■ Exercise input ■
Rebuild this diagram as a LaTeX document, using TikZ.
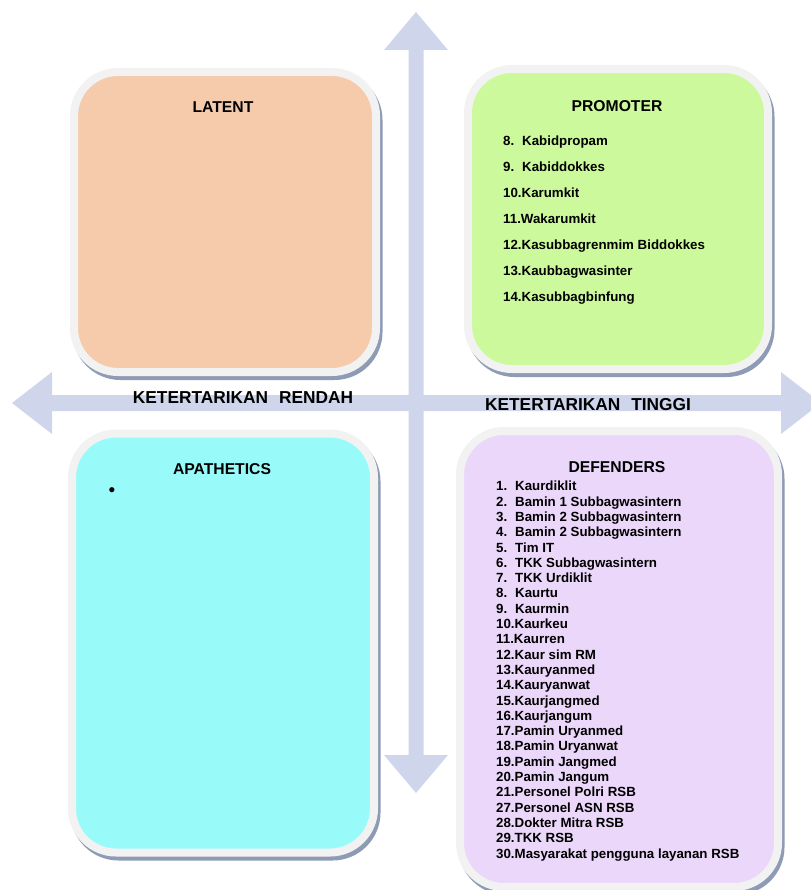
\documentclass[tikz,border=0pt]{standalone}
\usepackage{fontspec}
\setmainfont{Liberation Sans}
\usetikzlibrary{positioning}
\definecolor{axisblue}{RGB}{207,213,234}
\definecolor{rimgrey}{RGB}{242,242,242}
\definecolor{shadeblue}{RGB}{142,155,181}
\definecolor{latentfill}{RGB}{246,203,172}
\definecolor{promofill}{RGB}{203,249,155}
\definecolor{apathfill}{RGB}{153,250,250}
\definecolor{defendfill}{RGB}{235,215,249}
\newcommand{\itemno}[1]{\makebox[19pt][l]{#1}}

\begin{document}
\begin{tikzpicture}[x=1pt,y=-1pt,
    quad/.style={rounded corners=44pt, draw=rimgrey, line width=8pt, inner sep=0pt,
      preaction={draw=shadeblue, line width=8pt, transform canvas={shift={(2.5pt,-4pt)}}}},
    title/.style={font=\fontsize{15.7}{18}\selectfont\bfseries, inner sep=0pt},
    axislabel/.style={font=\fontsize{17.3}{20}\selectfont\bfseries, inner sep=0pt},
    itemlist/.style={align=left, inner sep=0pt, anchor=north west}]
    \useasboundingbox (0,0) rectangle (810,890);

    % sumbu
    \coordinate (O) at (416,403);
    \fill[axisblue] (408.5,50) -- (384,50) -- (416,12) -- (448,50) -- (423.5,50)
        -- (423.5,755) -- (448,755) -- (416,793) -- (384,755) -- (408.5,755) -- cycle;
    \fill[axisblue] (52,395) -- (52,372) -- (12,403) -- (52,434) -- (52,411)
        -- (781,411) -- (781,434) -- (821,403) -- (781,372) -- (781,395) -- cycle;

    % kuadran
    \node[quad, fill=latentfill, minimum width=302pt, minimum height=300pt] (latent) at (225,222) {};
    \node[quad, fill=promofill, minimum width=300pt, minimum height=300pt] (promoter) at (618,219) {};
    \node[quad, fill=apathfill, minimum width=302pt, minimum height=419pt] (apathetics) at (223,643) {};
    \node[quad, fill=defendfill, minimum width=318pt, minimum height=456pt] (defenders) at (619,659) {};

    % judul
    \node[title] (latentT) at (223,107) {LATENT};
    \node[title] (promoterT) at (617,106) {PROMOTER};
    \node[title] (apatheticsT) at (222,469) {APATHETICS};
    \node[title] (defendersT) at (617,467) {DEFENDERS};

    % label sumbu
    \node[axislabel] (rendah) at (243,398) {KETERTARIKAN\hspace{11pt}RENDAH};
    \node[axislabel] (tinggi) at (588,405) {KETERTARIKAN\hspace{11pt}TINGGI};

    % isi
    \node[itemlist, font=\fontsize{13.3}{26}\selectfont\bfseries] (promoList) at (503,136) {%
        \itemno{8.}Kabidpropam\\
        \itemno{9.}Kabiddokkes\\
        10.Karumkit\\
        11.Wakarumkit\\
        12.Kasubbagrenmim Biddokkes\\
        13.Kaubbagwasinter\\
        14.Kasubbagbinfung};

    \node[font=\fontsize{19}{20}\selectfont, inner sep=0pt] (bullet) at (112,492) {•};

    \node[itemlist, font=\fontsize{13.3}{15.3}\selectfont\bfseries] (defendList) at (496,481) {%
        \itemno{1.}Kaurdiklit\\
        \itemno{2.}Bamin 1 Subbagwasintern\\
        \itemno{3.}Bamin 2 Subbagwasintern\\
        \itemno{4.}Bamin 2 Subbagwasintern\\
        \itemno{5.}Tim IT\\
        \itemno{6.}TKK Subbagwasintern\\
        \itemno{7.}TKK Urdiklit\\
        \itemno{8.}Kaurtu\\
        \itemno{9.}Kaurmin\\
        10.Kaurkeu\\
        11.Kaurren\\
        12.Kaur sim RM\\
        13.Kauryanmed\\
        14.Kauryanwat\\
        15.Kaurjangmed\\
        16.Kaurjangum\\
        17.Pamin Uryanmed\\
        18.Pamin Uryanwat\\
        19.Pamin Jangmed\\
        20.Pamin Jangum\\
        21.Personel Polri RSB\\
        27.Personel ASN RSB\\
        28.Dokter Mitra RSB\\
        29.TKK RSB\\
        30.Masyarakat pengguna layanan RSB};
\end{tikzpicture}
\end{document}
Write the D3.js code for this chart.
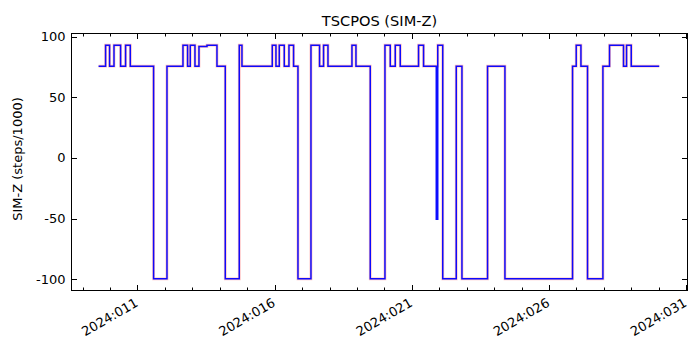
<!DOCTYPE html>
<html>
<head>
<meta charset="utf-8">
<script src="https://cdn.jsdelivr.net/npm/d3@7"></script>
<style>
  html, body { margin: 0; padding: 0; background: #fff; }
  svg { display: block; font-family: "DejaVu Sans", sans-serif; }
</style>
</head>
<body>
<svg id="chart" width="700" height="350"></svg>
<script>
// SIM-Z translation table position, day-of-year 2024 (step changes)
const dayOfYear = [
  9.582, 9.837, 9.983, 10.144, 10.384, 10.566, 10.738, 11.587, 12.075, 12.658,
  12.826, 12.924, 13.095, 13.241, 13.533, 13.897, 14.200, 14.710, 14.808, 15.913,
  16.047, 16.168, 16.350, 16.521, 16.689, 16.849, 17.323, 17.636, 17.782, 17.943,
  18.817, 18.963, 19.484, 20.020, 20.213, 20.395, 20.577, 21.244, 21.427, 21.890,
  21.944, 22.126, 22.618, 22.826, 23.759, 24.393, 26.857, 26.991, 27.163, 27.403,
  27.964, 28.205, 28.715, 28.825, 28.996, 30.017
];
// commanded (predicted) position, steps/1000
const predictedZ = [
  75.624, 92.904, 75.624, 92.904, 75.624, 92.904, 75.624, -99.616, 75.624, 92.904,
  75.624, 92.904, 75.624, 91.9, 92.904, 75.624, -99.616, 92.904, 75.624, 92.904,
  75.624, 92.904, 75.624, 92.904, 75.624, -99.616, 92.904, 75.624, 92.904, 75.624,
  92.904, 75.624, -99.616, 92.904, 75.624, 92.904, 75.624, 92.904, 75.624, 75.624,
  92.904, -99.616, 75.624, -99.616, 75.624, -99.616, 75.624, 92.904, 75.624, -99.616,
  75.624, 92.904, 75.624, 92.904, 75.624, 75.624
];
// telemetered position, steps/1000
const telemetryZ = [
  75.624, 92.904, 75.624, 92.904, 75.624, 92.904, 75.624, -99.616, 75.624, 92.904,
  75.624, 92.904, 75.624, 91.9, 92.904, 75.624, -99.616, 92.904, 75.624, 92.904,
  75.624, 92.904, 75.624, 92.904, 75.624, -99.616, 92.904, 75.624, 92.904, 75.624,
  92.904, 75.624, -99.616, 92.904, 75.624, 92.904, 75.624, 92.904, 75.624, -50.505,
  92.904, -99.616, 75.624, -99.616, 75.624, -99.616, 75.624, 92.904, 75.624, -99.616,
  75.624, 92.904, 75.624, 92.904, 75.624, 75.624
];
const xTickDays = [11, 16, 21, 26, 31];
const xTickLabels = ["2024:011", "2024:016", "2024:021", "2024:026", "2024:031"];
const xMinorDays = d3.range(9, 32);
const yTicks = [-100, -50, 0, 50, 100];

const svg = d3.select("#chart");
const m = { left: 71.5, right: 687.5, top: 33.5, bottom: 290.5 };

const x = d3.scaleLinear().domain([8.595, 31.047]).range([m.left, m.right]);
const y = d3.scaleLinear().domain([-109.25, 102.53]).range([m.bottom, m.top]);

const g = svg.append("g");

// clip for the data lines
svg.append("defs").append("clipPath").attr("id", "plotClip")
  .append("rect").attr("x", m.left).attr("y", m.top)
  .attr("width", m.right - m.left).attr("height", m.bottom - m.top);

const lineOf = vals => d3.line()
  .x((d, i) => x(dayOfYear[i]))
  .y((d) => y(d))
  .curve(d3.curveStepAfter)(vals);

const plot = g.append("g").attr("clip-path", "url(#plotClip)");
plot.append("path")
  .attr("d", lineOf(predictedZ))
  .attr("fill", "none")
  .attr("stroke", "#ff0000")
  .attr("stroke-opacity", 0.25)
  .attr("stroke-width", 2.8);
plot.append("path")
  .attr("d", lineOf(telemetryZ))
  .attr("fill", "none")
  .attr("stroke", "#0000ff")
  .attr("stroke-opacity", 0.95)
  .attr("stroke-width", 1.5);

// inward ticks on all four sides
const tickG = g.append("g").attr("stroke", "#000").attr("stroke-width", 1);
xTickDays.forEach(d => {
  const px = Math.round(x(d)) + 0.5;
  tickG.append("line").attr("x1", px).attr("x2", px).attr("y1", m.bottom).attr("y2", m.bottom - 5.5);
  tickG.append("line").attr("x1", px).attr("x2", px).attr("y1", m.top).attr("y2", m.top + 5.5);
});
xMinorDays.filter(d => !xTickDays.includes(d)).forEach(d => {
  const px = Math.round(x(d)) + 0.5;
  tickG.append("line").attr("x1", px).attr("x2", px).attr("y1", m.bottom).attr("y2", m.bottom - 3);
  tickG.append("line").attr("x1", px).attr("x2", px).attr("y1", m.top).attr("y2", m.top + 3);
});
yTicks.forEach(v => {
  const py = Math.round(y(v)) + 0.5;
  tickG.append("line").attr("x1", m.left).attr("x2", m.left + 5.5).attr("y1", py).attr("y2", py);
  tickG.append("line").attr("x1", m.right).attr("x2", m.right - 5.5).attr("y1", py).attr("y2", py);
});

// frame
g.append("rect")
  .attr("x", m.left).attr("y", m.top)
  .attr("width", m.right - m.left).attr("height", m.bottom - m.top)
  .attr("fill", "none").attr("stroke", "#000").attr("stroke-width", 1);

// y tick labels
g.append("g").selectAll("text").data(yTicks).join("text")
  .attr("x", m.left - 6)
  .attr("y", d => y(d))
  .attr("dy", "0.35em")
  .attr("text-anchor", "end")
  .attr("font-size", 13)
  .text(d => d);

// x tick labels, rotated
g.append("g").selectAll("text").data(xTickDays).join("text")
  .attr("text-anchor", "end")
  .attr("font-size", 13)
  .attr("transform", d => `translate(${x(d) - 3},${m.bottom + 7}) rotate(-30)`)
  .attr("dy", "0.7em")
  .text((d, i) => xTickLabels[i]);

// title
g.append("text")
  .attr("x", (m.left + m.right) / 2)
  .attr("y", 26)
  .attr("text-anchor", "middle")
  .attr("font-size", 14.6)
  .text("TSCPOS (SIM-Z)");

// y label
g.append("text")
  .attr("transform", `translate(22,${(m.top + m.bottom) / 2 - 3}) rotate(-90)`)
  .attr("text-anchor", "middle")
  .attr("font-size", 13)
  .text("SIM-Z (steps/1000)");
</script>
</body>
</html>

■ Required work ■
Repeat only what runs from the first line of the records above to the line with "(0,0) rectangle (810,890);", both included, word for word, minus the pictures.

■ The solution ■
Rebuild this diagram as a LaTeX document, using TikZ.
\documentclass[tikz,border=0pt]{standalone}
\usepackage{fontspec}
\setmainfont{Liberation Sans}
\usetikzlibrary{positioning}
\definecolor{axisblue}{RGB}{207,213,234}
\definecolor{rimgrey}{RGB}{242,242,242}
\definecolor{shadeblue}{RGB}{142,155,181}
\definecolor{latentfill}{RGB}{246,203,172}
\definecolor{promofill}{RGB}{203,249,155}
\definecolor{apathfill}{RGB}{153,250,250}
\definecolor{defendfill}{RGB}{235,215,249}
\newcommand{\itemno}[1]{\makebox[19pt][l]{#1}}

\begin{document}
\begin{tikzpicture}[x=1pt,y=-1pt,
    quad/.style={rounded corners=44pt, draw=rimgrey, line width=8pt, inner sep=0pt,
      preaction={draw=shadeblue, line width=8pt, transform canvas={shift={(2.5pt,-4pt)}}}},
    title/.style={font=\fontsize{15.7}{18}\selectfont\bfseries, inner sep=0pt},
    axislabel/.style={font=\fontsize{17.3}{20}\selectfont\bfseries, inner sep=0pt},
    itemlist/.style={align=left, inner sep=0pt, anchor=north west}]
    \useasboundingbox (0,0) rectangle (810,890);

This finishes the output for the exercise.